■ **WHAT YOU SHOULD DO**: Identify the lines containing the word "this". Copy each one.

■ **GIVEN RECORDS**:
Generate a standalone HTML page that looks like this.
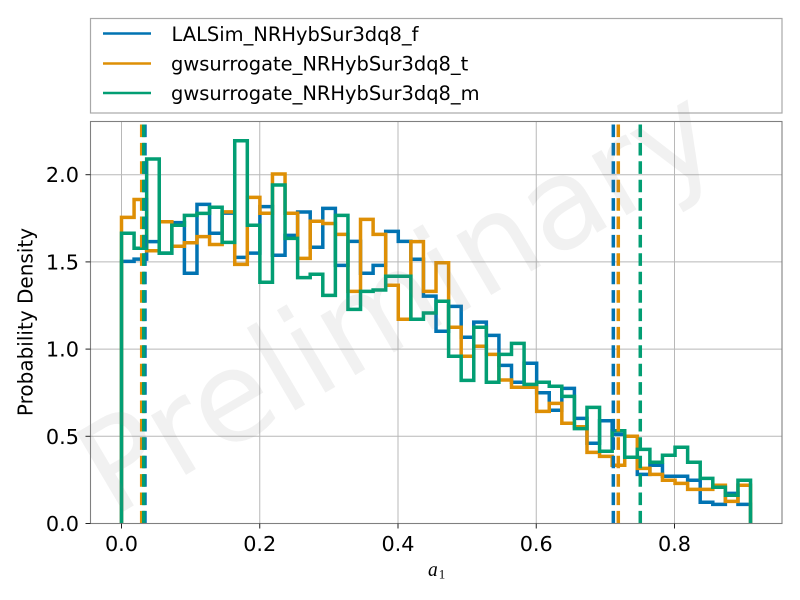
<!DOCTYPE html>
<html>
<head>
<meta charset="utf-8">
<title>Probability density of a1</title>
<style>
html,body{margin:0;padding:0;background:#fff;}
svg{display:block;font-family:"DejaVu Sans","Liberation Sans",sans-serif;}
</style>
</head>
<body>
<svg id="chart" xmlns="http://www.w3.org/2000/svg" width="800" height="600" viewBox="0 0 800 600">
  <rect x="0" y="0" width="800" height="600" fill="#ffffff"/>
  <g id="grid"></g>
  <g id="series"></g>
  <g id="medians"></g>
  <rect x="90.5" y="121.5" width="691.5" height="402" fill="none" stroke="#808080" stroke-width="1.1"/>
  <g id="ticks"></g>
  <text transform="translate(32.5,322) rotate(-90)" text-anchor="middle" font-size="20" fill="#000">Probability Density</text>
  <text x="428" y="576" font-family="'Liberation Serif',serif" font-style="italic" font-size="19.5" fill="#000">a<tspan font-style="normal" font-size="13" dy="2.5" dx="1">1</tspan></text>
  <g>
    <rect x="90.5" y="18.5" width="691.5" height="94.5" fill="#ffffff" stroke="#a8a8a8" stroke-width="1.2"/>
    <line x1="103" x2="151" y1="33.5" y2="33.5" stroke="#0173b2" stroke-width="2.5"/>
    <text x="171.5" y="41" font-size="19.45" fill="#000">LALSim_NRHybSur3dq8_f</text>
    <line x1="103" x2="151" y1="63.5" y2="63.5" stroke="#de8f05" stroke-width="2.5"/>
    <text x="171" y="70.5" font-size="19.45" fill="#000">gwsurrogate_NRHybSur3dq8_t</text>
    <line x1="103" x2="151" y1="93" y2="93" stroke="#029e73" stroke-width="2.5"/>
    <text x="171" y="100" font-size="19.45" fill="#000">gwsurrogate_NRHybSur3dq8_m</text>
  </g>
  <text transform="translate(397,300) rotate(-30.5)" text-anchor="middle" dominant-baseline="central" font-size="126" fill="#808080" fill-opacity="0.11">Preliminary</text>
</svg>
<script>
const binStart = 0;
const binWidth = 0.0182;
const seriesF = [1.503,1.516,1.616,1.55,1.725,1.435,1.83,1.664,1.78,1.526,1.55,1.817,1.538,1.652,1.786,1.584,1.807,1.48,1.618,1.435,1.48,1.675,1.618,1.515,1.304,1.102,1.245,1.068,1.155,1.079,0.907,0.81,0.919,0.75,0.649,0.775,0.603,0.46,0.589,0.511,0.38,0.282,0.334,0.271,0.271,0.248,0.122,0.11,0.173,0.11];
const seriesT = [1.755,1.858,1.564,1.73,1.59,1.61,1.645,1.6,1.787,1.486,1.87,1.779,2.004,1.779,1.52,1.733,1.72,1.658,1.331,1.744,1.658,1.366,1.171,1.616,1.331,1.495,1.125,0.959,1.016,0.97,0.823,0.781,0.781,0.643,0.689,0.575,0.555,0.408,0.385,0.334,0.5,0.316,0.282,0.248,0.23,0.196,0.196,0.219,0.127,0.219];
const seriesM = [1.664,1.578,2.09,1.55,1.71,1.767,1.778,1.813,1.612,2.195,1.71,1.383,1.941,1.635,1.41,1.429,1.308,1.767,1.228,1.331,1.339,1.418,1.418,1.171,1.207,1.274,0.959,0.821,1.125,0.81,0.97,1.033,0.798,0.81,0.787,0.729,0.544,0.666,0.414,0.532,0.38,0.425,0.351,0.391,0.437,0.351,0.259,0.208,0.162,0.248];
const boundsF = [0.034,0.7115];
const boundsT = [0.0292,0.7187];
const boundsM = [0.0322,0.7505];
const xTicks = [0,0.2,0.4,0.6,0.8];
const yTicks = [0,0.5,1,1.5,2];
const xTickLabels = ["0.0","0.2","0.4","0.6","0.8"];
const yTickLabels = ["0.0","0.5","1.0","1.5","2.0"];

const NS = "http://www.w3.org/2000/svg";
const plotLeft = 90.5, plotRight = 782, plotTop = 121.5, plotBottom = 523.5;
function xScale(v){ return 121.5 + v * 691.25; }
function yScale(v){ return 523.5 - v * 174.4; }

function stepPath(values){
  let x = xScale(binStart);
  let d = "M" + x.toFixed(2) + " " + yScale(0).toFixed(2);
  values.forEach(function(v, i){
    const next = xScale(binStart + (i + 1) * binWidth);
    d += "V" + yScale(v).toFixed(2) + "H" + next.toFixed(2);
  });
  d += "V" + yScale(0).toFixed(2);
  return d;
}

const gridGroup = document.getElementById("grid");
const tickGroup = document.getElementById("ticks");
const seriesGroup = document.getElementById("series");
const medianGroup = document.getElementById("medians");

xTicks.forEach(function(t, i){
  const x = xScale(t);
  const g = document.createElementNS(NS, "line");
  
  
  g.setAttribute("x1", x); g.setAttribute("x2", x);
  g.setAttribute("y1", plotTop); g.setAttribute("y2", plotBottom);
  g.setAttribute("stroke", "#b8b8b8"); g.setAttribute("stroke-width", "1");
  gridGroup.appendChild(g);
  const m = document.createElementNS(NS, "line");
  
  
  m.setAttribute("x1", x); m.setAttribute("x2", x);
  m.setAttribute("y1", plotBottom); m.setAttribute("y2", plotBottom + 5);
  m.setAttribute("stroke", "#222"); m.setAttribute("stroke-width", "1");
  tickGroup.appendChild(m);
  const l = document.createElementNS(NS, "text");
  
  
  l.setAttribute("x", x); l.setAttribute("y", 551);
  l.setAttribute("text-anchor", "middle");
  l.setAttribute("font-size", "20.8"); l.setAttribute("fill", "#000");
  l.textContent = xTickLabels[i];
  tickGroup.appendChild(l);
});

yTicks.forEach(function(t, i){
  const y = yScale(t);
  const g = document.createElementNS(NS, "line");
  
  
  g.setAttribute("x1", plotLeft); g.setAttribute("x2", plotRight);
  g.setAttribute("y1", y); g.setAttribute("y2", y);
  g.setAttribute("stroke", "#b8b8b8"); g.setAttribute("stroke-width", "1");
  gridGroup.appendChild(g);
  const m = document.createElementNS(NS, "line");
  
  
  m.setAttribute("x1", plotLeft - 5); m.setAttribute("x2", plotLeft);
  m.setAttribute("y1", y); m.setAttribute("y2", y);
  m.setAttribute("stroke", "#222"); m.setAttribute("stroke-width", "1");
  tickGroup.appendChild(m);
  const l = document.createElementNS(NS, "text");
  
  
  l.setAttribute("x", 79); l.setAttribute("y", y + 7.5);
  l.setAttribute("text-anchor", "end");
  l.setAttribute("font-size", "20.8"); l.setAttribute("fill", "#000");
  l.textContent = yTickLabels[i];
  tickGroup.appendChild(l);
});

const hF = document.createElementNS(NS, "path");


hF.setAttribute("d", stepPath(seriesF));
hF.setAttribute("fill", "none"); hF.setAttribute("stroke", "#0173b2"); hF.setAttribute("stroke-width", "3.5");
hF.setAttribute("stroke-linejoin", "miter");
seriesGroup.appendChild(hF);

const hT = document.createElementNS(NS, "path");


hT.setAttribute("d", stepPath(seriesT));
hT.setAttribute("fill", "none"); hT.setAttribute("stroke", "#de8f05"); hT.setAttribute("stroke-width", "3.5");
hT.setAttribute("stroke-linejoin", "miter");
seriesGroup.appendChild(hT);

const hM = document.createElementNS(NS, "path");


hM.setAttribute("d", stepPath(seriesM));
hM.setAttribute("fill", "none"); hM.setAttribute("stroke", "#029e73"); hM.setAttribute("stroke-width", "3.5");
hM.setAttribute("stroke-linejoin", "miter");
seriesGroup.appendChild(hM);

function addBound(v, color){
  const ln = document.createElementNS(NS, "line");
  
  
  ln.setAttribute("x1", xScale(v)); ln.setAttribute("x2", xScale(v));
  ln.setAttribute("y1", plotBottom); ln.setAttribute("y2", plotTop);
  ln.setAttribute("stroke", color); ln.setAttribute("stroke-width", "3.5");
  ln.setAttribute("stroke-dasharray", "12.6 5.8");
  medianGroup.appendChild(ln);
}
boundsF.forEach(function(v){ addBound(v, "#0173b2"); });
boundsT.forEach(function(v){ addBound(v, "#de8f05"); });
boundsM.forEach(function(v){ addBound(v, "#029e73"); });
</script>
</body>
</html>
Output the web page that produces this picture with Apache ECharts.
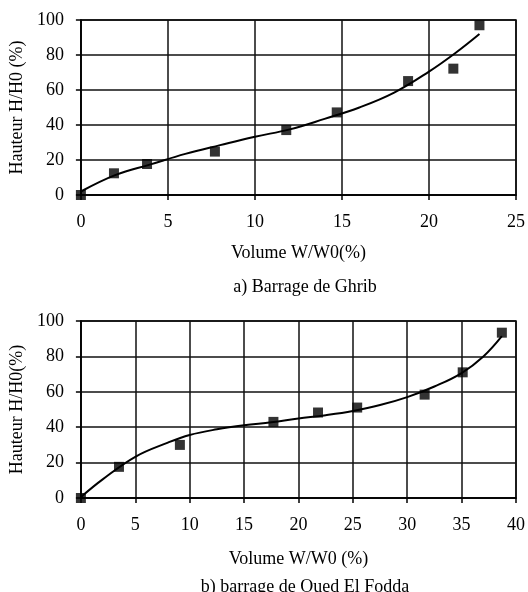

■ **OUTPUT**:
Generate a standalone HTML page that looks like this.
Output the web page that produces this picture with Apache ECharts.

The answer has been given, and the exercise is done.